_WHAT THE TASK ASKS_. Retype the opening lines of the data exactly, stopping after the line that contains "y_ticks = [0, 100000, 200000, 300000, 400000, 500000, 600000]". Skip every picture.

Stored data
>> Begin

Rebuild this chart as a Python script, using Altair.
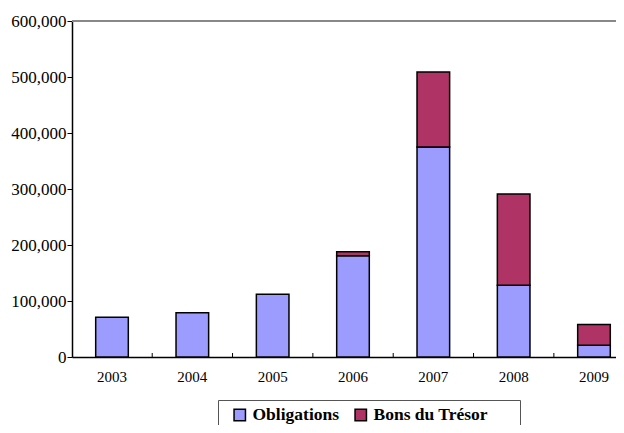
import altair as alt
import pandas as pd

years = ["2003", "2004", "2005", "2006", "2007", "2008", "2009"]
obligations = [71000, 79000, 112000, 181000, 375000, 128000, 21000]
bons = [0, 0, 0, 7000, 134000, 163000, 37000]
series = ["Obligations", "Bons du Trésor"]
colors = ["#9C9CFF", "#B03366"]
y_ticks = [0, 100000, 200000, 300000, 400000, 500000, 600000]

rows = []
for y, o, b in zip(years, obligations, bons):
    if o > 0:
        rows.append({"year": y, "series": series[0], "value": o, "ord": 0})
    if b > 0:
        rows.append({"year": y, "series": series[1], "value": b, "ord": 1})
df = pd.DataFrame(rows)
tick_df = pd.DataFrame({"year": years})

FONT = "Liberation Serif"
W, H = 544, 336

xscale = alt.Scale(domain=years, paddingInner=0.594, paddingOuter=0.183, align=0.806)
yscale = alt.Scale(domain=[0, 600000], nice=False)

PAD = "\u2800" * 2

bars = alt.Chart(df).mark_bar(stroke="black", strokeWidth=1.5).encode(
    x=alt.X("year:N", scale=xscale, sort=years,
            axis=alt.Axis(title=None, labelAngle=0, ticks=False, labelFont=FONT,
                          labelFontSize=15, labelColor="black", labelPadding=12,
                          domainColor="black", domainWidth=1.5)),
    y=alt.Y("value:Q", stack="zero", scale=yscale,
            axis=alt.Axis(title=None, values=y_ticks, format=",.0f", grid=False,
                          labelFont=FONT, labelFontSize=17, labelColor="black",
                          tickColor="black", tickSize=5, labelPadding=1,
                          domainColor="black", domainWidth=1.5)),
    color=alt.Color("series:N", scale=alt.Scale(domain=series, range=colors),
                    legend=alt.Legend(title=None, orient="none", legendX=146, legendY=379,
                                      direction="horizontal", symbolType="square",
                                      symbolSize=130, symbolStrokeColor="black",
                                      symbolStrokeWidth=1.5, symbolOffset=7,
                                      labelFont=FONT, labelLimit=400,
                                      labelFontSize=17.5, labelFontWeight="bold",
                                      labelColor="black", labelOffset=4,
                                      columnPadding=5, strokeColor="#555555",
                                      fillColor="white", padding=6,
                                      labelExpr="datum.label == 'Bons du Trésor' ? datum.label + '" + PAD + "' : datum.label")),
    order=alt.Order("ord:Q"),
)

ticks = alt.Chart(tick_df).mark_rule(color="black", strokeWidth=1, xOffset=23.9).encode(
    x=alt.X("year:N", scale=xscale, sort=years, bandPosition=1),
    y=alt.value(H - 4),
    y2=alt.value(H),
)

top_line = alt.Chart(tick_df).mark_rule(color="#888888", strokeWidth=1.5).encode(
    x=alt.value(0),
    x2=alt.value(W + 10),
    y=alt.datum(600000, scale=yscale),
)

chart = alt.layer(top_line, bars, ticks).properties(
    width=W, height=H,
    autosize=alt.AutoSizeParams(type="none"),
    padding={"left": 64, "top": 13, "right": 0, "bottom": 68},
).configure_view(stroke=None)

chart.save("out.html", embed_options={"renderer": "svg", "actions": False})
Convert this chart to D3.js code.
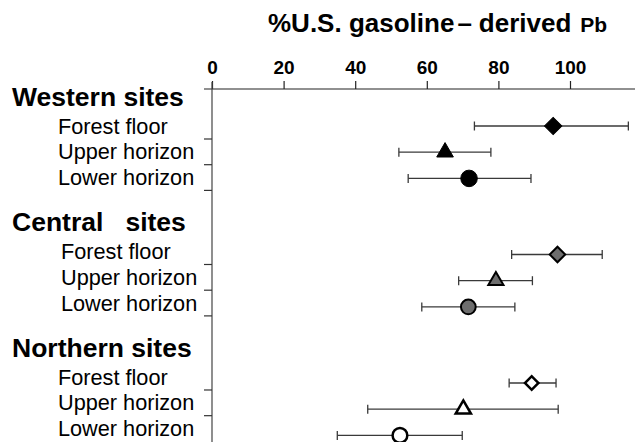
<!DOCTYPE html>
<html>
<head>
<meta charset="utf-8">
<script src="https://cdn.jsdelivr.net/npm/d3@7"></script>
<style>
  html, body { margin: 0; padding: 0; background: #fff; }
  svg { display: block; }
  text { font-family: "Liberation Sans", Arial, sans-serif; fill: #000; }
</style>
</head>
<body>
<svg id="chart" width="635" height="442"></svg>
<script>
// Site groups and soil layers
const groups = ["Western sites", "Central   sites", "Northern sites"];
const horizons = ["Forest floor", "Upper horizon", "Lower horizon"];

// % U.S. gasoline-derived Pb: mean and range per group (rows follow horizons)
const westernMean = [95.3, 65.1, 71.8];
const westernLow  = [73.3, 52.2, 54.8];
const westernHigh = [116.3, 77.9, 89.1];

const centralMean = [96.5, 79.3, 71.6];
const centralLow  = [83.7, 68.9, 58.6];
const centralHigh = [109.0, 89.5, 84.6];

const northernMean = [89.3, 70.2, 52.5];
const northernLow  = [83.0, 43.5, 35.0];
const northernHigh = [96.1, 96.7, 69.9];

const xTicks = [0, 20, 40, 60, 80, 100];

const groupMeans = [westernMean, centralMean, northernMean];
const groupLows = [westernLow, centralLow, northernLow];
const groupHighs = [westernHigh, centralHigh, northernHigh];

const rows = [];
groups.forEach((g, gi) => {
  horizons.forEach((h, ri) => {
    rows.push({ group: gi, row: ri, horizon: h,
      mean: groupMeans[gi][ri], low: groupLows[gi][ri], high: groupHighs[gi][ri] });
  });
});

const svg = d3.select("#chart");

const x = d3.scaleLinear().domain([0, 100]).range([212, 570]);

// vertical layout: slot = group * groupStep + row
const labelStep = 4.883, pointStep = 4.905;
const labelY = d3.scaleLinear().domain([0, 1]).range([126, 151.7]);
const pointY = d3.scaleLinear().domain([0, 1]).range([126, 152.2]);

// title
const title = svg.append("text")
  .attr("x", 268).attr("y", 32)
  .attr("font-weight", "bold");
title.append("tspan").attr("font-size", 26).text("%U.S. gasoline");
title.append("tspan").attr("font-size", 26).attr("dx", 3).text("\u2013");
title.append("tspan").attr("font-size", 26).attr("dx", 7).text("derived");
title.append("tspan").attr("font-size", 21).attr("dx", 9).text("Pb");

// top axis
const xAxis = d3.axisTop(x).tickValues(xTicks).tickSize(8).tickSizeOuter(0).tickPadding(7);
const axG = svg.append("g").attr("transform", "translate(0,89)").call(xAxis);
axG.select(".domain").remove();
axG.selectAll(".tick line").attr("stroke", "#222").attr("stroke-width", 1.2);
axG.selectAll(".tick text")
  .attr("font-size", 19).attr("font-weight", "bold")
  .attr("font-family", "'Liberation Sans', Arial, sans-serif").attr("fill", "#000");

svg.append("line")
  .attr("x1", 204).attr("x2", 635).attr("y1", 89).attr("y2", 89)
  .attr("stroke", "#222").attr("stroke-width", 1.2);

// left axis line
svg.append("line")
  .attr("x1", x(0)).attr("x2", x(0)).attr("y1", 82).attr("y2", 442)
  .attr("stroke", "#444").attr("stroke-width", 1.2);

// row separators on the left axis
const sepY = d => labelY(d.group * labelStep + d.row) + 13;
svg.selectAll("line.rowtick").data(rows.filter(d => sepY(d) < 438)).enter().append("line")
  .attr("class", "rowtick")
  .attr("x1", x(0) - 8).attr("x2", x(0))
  .attr("y1", sepY)
  .attr("y2", sepY)
  .attr("stroke", "#333").attr("stroke-width", 1.2);

// group headers
svg.selectAll("text.group").data(groups).enter().append("text")
  .attr("class", "group")
  .attr("x", 12)
  .attr("y", (d, i) => labelY(i * labelStep - 1.15) + 9.4)
  .attr("font-size", 26.5).attr("font-weight", "bold")
  .style("white-space", "pre")
  .text(d => d);

// horizon labels
svg.selectAll("text.horizon").data(rows).enter().append("text")
  .attr("class", "horizon")
  .attr("x", d => d.group === 1 ? 61 : 58)
  .attr("y", d => labelY(d.group * labelStep + d.row) + 7.7)
  .attr("font-size", 21.7)
  .text(d => d.horizon);

// error bars
const bars = svg.selectAll("g.err").data(rows).enter().append("g")
  .attr("class", "err")
  .attr("transform", d => `translate(0,${pointY(d.group * pointStep + d.row)})`);
bars.append("line")
  .attr("x1", d => x(d.low)).attr("x2", d => x(d.high))
  .attr("stroke", "#3a3a3a").attr("stroke-width", 1.3);
bars.append("line")
  .attr("x1", d => x(d.low)).attr("x2", d => x(d.low))
  .attr("y1", -4.5).attr("y2", 4.5)
  .attr("stroke", "#3a3a3a").attr("stroke-width", 1.3);
bars.append("line")
  .attr("x1", d => x(d.high)).attr("x2", d => x(d.high))
  .attr("y1", -4.5).attr("y2", 4.5)
  .attr("stroke", "#3a3a3a").attr("stroke-width", 1.3);

// markers: shape by horizon, fill by group
const fills = ["#000", "#6e6e6e", "#fff"];
const strokeW = [1, 2, 2.5];
function markerPath(d) {
  const filled = d.group === 0;
  if (d.row === 0) return d3.symbol(d3.symbolSquare, filled ? 150 : (d.group === 1 ? 120 : 90))();
  if (d.row === 1) return d3.symbol(d3.symbolTriangle, filled ? 120 : 100)();
  return d3.symbol(d3.symbolCircle, filled ? 215 : 170)();
}
svg.selectAll("path.mark").data(rows).enter().append("path")
  .attr("class", "mark")
  .attr("d", markerPath)
  .attr("transform", d => `translate(${x(d.mean)},${pointY(d.group * pointStep + d.row)})` + (d.row === 0 ? " rotate(45)" : ""))
  .attr("fill", d => fills[d.group])
  .attr("stroke", "#000")
  .attr("stroke-width", d => strokeW[d.group])
  .attr("stroke-linejoin", "miter");
</script>
</body>
</html>
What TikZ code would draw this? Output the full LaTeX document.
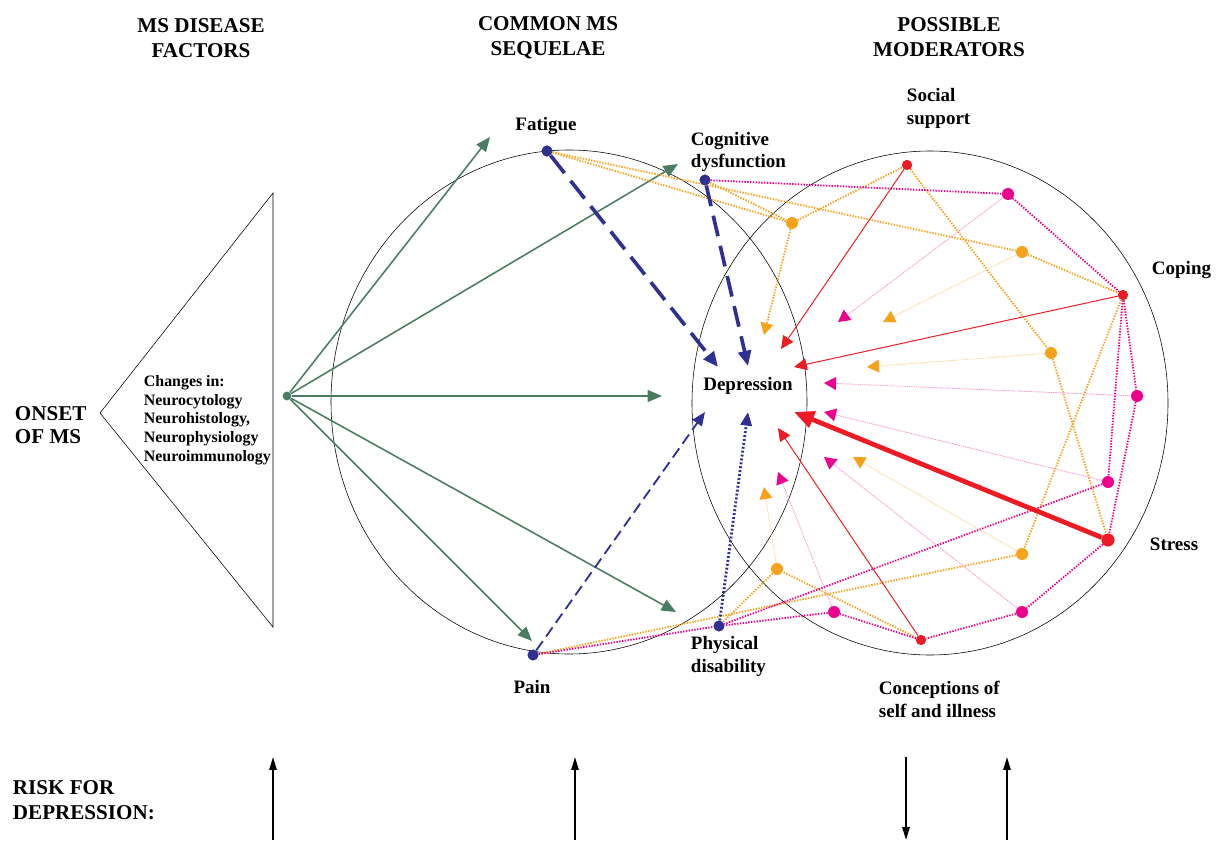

>> End

_RESPONSE BELOW_.
Rebuild this chart as a Python script, using Altair.
import altair as alt
import pandas as pd

years = ["2003", "2004", "2005", "2006", "2007", "2008", "2009"]
obligations = [71000, 79000, 112000, 181000, 375000, 128000, 21000]
bons = [0, 0, 0, 7000, 134000, 163000, 37000]
series = ["Obligations", "Bons du Trésor"]
colors = ["#9C9CFF", "#B03366"]
y_ticks = [0, 100000, 200000, 300000, 400000, 500000, 600000]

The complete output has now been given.